**Stored data**.
* BEGIN *
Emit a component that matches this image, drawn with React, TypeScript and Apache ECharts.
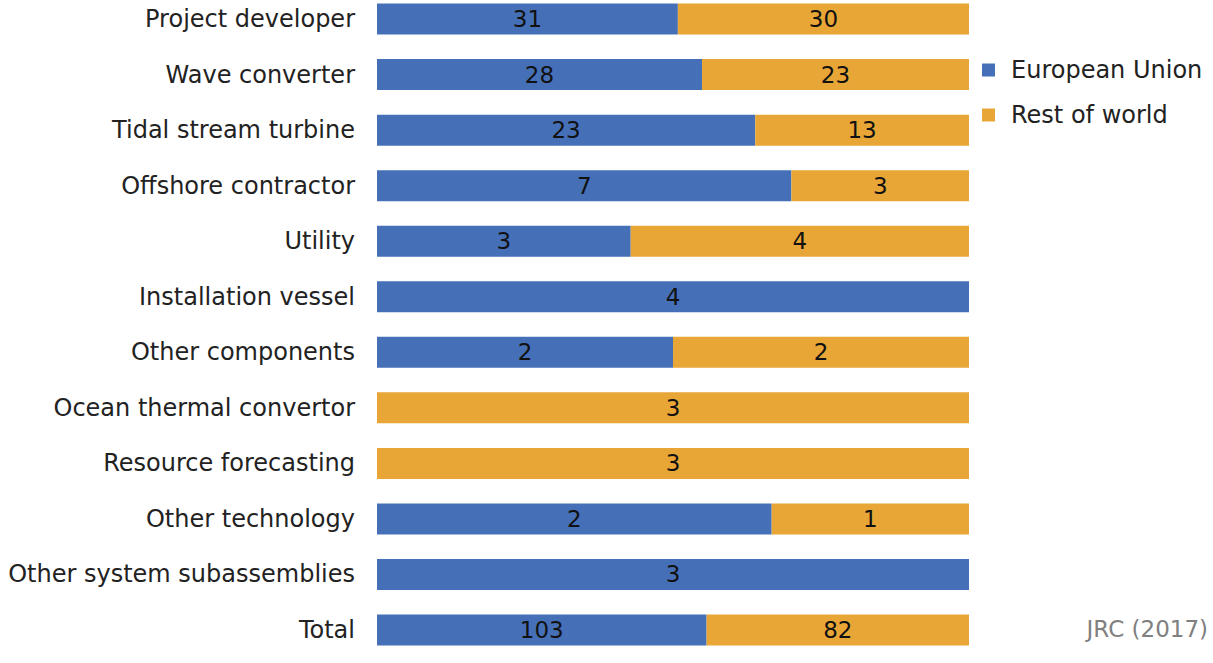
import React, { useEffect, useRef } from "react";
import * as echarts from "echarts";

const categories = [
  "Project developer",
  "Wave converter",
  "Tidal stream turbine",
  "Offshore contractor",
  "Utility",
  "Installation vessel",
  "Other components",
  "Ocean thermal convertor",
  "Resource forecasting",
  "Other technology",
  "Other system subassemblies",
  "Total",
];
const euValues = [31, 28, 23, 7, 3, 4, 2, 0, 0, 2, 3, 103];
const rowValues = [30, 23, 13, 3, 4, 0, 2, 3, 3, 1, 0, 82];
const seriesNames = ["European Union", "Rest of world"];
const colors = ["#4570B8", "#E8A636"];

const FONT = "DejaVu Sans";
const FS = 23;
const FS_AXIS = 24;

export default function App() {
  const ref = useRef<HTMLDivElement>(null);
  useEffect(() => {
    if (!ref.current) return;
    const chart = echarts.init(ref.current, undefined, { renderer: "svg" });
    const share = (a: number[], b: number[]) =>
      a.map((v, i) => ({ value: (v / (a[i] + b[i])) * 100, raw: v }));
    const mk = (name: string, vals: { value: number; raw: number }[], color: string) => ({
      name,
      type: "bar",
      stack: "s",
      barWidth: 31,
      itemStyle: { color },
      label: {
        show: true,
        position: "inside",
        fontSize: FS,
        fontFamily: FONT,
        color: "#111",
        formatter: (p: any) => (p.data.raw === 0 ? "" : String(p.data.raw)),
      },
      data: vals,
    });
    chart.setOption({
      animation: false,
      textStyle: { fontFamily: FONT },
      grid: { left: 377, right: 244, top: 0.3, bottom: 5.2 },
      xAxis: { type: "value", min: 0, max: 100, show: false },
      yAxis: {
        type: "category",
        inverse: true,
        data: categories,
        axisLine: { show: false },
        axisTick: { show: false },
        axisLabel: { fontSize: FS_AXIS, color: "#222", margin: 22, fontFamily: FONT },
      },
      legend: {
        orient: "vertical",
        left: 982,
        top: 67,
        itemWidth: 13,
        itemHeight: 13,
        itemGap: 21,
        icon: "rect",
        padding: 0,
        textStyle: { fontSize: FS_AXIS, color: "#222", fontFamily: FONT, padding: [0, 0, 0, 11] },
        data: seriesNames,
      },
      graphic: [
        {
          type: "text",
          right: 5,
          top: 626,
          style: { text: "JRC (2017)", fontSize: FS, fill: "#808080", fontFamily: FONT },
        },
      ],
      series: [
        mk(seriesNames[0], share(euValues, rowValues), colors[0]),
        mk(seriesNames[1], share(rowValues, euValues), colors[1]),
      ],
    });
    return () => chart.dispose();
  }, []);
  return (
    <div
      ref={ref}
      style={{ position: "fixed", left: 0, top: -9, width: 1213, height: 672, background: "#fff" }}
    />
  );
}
* END *
**Stated exercise**. From the opening line of the listing above through the line bearing "import * as", repeat each line exactly. Drop every picture.

**Worked solution**.
Emit a component that matches this image, drawn with React, TypeScript and Apache ECharts.
import React, { useEffect, useRef } from "react";
import * as echarts from "echarts";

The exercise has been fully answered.